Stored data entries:
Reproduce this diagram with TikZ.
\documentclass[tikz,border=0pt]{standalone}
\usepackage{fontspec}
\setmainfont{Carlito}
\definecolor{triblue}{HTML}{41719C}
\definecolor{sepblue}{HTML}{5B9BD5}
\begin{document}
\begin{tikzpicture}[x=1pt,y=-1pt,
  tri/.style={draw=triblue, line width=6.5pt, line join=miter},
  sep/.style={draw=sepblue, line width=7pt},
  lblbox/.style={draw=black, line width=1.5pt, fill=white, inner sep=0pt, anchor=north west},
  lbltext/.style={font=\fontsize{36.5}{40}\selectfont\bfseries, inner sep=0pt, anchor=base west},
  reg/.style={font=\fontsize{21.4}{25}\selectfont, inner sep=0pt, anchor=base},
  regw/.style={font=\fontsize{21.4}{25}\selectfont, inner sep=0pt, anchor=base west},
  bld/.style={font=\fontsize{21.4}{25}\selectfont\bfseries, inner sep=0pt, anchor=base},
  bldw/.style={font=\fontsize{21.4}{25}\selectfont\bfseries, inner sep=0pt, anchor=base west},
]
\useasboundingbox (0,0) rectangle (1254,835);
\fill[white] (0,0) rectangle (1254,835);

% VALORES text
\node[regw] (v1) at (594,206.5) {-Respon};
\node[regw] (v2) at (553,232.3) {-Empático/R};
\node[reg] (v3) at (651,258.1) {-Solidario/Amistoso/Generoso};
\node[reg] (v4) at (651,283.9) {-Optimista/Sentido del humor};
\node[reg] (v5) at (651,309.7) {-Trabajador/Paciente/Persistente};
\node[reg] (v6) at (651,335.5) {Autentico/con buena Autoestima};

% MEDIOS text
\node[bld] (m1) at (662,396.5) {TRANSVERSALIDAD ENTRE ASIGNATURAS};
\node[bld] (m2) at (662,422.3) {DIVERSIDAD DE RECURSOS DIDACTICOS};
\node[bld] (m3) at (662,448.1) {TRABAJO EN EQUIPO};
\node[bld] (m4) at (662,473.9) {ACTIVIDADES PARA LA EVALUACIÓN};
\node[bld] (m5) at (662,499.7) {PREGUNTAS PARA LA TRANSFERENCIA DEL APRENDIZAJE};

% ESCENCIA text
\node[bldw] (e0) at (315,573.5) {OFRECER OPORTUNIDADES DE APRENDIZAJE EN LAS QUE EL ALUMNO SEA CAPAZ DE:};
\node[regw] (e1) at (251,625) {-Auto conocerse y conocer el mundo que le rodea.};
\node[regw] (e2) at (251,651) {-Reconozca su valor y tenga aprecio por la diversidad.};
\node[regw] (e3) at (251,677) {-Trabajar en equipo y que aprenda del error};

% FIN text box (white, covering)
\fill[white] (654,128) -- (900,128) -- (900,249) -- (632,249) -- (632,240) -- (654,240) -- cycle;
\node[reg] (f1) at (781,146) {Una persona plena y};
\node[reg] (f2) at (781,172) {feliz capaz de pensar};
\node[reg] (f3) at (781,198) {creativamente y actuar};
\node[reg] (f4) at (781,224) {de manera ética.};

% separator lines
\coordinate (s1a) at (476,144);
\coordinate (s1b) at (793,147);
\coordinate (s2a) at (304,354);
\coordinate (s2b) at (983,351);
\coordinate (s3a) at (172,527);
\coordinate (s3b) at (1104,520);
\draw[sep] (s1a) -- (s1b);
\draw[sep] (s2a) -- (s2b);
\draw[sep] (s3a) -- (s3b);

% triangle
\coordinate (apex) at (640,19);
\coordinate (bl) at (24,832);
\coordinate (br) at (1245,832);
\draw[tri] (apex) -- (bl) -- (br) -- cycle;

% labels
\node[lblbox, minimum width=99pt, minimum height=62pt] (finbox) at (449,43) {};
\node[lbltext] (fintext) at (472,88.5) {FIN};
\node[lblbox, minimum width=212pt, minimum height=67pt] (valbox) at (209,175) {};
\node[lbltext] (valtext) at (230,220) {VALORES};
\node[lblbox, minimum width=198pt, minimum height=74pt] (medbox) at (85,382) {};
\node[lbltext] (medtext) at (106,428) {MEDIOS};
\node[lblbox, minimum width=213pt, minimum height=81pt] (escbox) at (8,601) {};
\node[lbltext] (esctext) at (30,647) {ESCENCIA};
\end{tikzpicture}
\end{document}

* * *

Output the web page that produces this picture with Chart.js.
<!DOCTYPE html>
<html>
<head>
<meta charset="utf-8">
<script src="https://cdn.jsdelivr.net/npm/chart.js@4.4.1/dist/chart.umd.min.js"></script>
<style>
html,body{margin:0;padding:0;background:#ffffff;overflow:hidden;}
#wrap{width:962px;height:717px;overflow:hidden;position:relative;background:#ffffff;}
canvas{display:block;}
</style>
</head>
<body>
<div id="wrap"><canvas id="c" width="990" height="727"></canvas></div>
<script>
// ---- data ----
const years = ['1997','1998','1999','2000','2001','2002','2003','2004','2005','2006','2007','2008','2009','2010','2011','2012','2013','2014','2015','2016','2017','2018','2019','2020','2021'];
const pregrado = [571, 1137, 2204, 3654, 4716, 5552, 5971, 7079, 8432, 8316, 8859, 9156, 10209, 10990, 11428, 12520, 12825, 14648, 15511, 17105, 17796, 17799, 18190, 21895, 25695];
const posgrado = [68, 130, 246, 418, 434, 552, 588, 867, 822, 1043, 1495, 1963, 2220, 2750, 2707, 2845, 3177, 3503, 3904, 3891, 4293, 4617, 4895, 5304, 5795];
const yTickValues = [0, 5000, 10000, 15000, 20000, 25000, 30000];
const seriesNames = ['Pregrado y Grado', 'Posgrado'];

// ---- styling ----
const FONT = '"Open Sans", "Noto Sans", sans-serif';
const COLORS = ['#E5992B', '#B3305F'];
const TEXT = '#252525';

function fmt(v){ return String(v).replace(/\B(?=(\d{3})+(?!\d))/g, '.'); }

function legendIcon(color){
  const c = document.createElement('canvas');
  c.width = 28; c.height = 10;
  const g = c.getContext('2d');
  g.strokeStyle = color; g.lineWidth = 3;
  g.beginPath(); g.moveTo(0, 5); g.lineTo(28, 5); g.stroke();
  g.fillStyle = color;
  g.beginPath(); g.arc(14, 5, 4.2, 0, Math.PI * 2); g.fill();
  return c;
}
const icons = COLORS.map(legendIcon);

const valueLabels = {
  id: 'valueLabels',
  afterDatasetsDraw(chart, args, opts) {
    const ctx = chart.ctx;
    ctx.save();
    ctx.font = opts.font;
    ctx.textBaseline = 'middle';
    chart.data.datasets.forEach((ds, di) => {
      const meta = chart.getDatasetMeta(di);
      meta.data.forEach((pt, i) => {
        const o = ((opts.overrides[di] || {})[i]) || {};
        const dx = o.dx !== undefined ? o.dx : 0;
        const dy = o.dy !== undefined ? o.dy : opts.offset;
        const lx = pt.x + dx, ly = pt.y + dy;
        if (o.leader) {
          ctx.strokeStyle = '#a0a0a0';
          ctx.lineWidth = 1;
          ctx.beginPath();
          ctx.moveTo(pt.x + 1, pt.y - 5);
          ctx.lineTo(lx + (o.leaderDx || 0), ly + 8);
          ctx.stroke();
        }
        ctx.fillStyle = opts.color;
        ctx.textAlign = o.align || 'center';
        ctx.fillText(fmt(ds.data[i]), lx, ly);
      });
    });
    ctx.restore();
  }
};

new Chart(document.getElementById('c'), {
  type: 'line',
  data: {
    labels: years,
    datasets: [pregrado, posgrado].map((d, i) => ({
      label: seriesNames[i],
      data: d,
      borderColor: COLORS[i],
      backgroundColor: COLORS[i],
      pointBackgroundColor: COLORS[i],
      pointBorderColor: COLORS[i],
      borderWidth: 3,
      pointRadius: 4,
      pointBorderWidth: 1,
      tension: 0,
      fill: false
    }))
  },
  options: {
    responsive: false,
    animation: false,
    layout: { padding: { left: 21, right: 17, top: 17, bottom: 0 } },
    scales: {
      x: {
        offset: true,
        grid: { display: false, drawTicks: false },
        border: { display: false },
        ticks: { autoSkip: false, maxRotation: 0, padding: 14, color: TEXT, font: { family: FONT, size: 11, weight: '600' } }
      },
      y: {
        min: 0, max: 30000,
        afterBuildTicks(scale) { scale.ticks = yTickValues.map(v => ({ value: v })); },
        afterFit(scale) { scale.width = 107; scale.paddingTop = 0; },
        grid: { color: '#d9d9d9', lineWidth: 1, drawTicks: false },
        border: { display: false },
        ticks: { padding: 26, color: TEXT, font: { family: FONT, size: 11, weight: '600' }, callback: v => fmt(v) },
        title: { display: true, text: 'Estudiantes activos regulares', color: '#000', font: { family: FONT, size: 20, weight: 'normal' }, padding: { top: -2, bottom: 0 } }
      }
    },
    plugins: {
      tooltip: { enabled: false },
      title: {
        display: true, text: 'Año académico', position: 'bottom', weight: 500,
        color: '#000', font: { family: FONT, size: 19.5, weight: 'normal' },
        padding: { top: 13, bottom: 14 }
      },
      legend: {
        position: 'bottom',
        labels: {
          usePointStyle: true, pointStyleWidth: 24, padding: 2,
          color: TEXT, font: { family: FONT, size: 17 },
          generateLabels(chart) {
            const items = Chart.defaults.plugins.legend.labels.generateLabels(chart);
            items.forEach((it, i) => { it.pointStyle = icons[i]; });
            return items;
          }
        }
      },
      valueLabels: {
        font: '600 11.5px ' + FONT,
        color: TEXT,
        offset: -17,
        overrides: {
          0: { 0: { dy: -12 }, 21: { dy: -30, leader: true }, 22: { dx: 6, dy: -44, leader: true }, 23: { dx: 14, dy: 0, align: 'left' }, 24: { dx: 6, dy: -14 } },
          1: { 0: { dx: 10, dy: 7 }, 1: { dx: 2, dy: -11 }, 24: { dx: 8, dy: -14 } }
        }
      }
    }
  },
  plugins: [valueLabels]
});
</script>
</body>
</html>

_DIRECTION_. Search the data for "with". Copy every line that has it.

_ANSWER TO THIS TASK_.
Reproduce this diagram with TikZ.
Output the web page that produces this picture with Chart.js.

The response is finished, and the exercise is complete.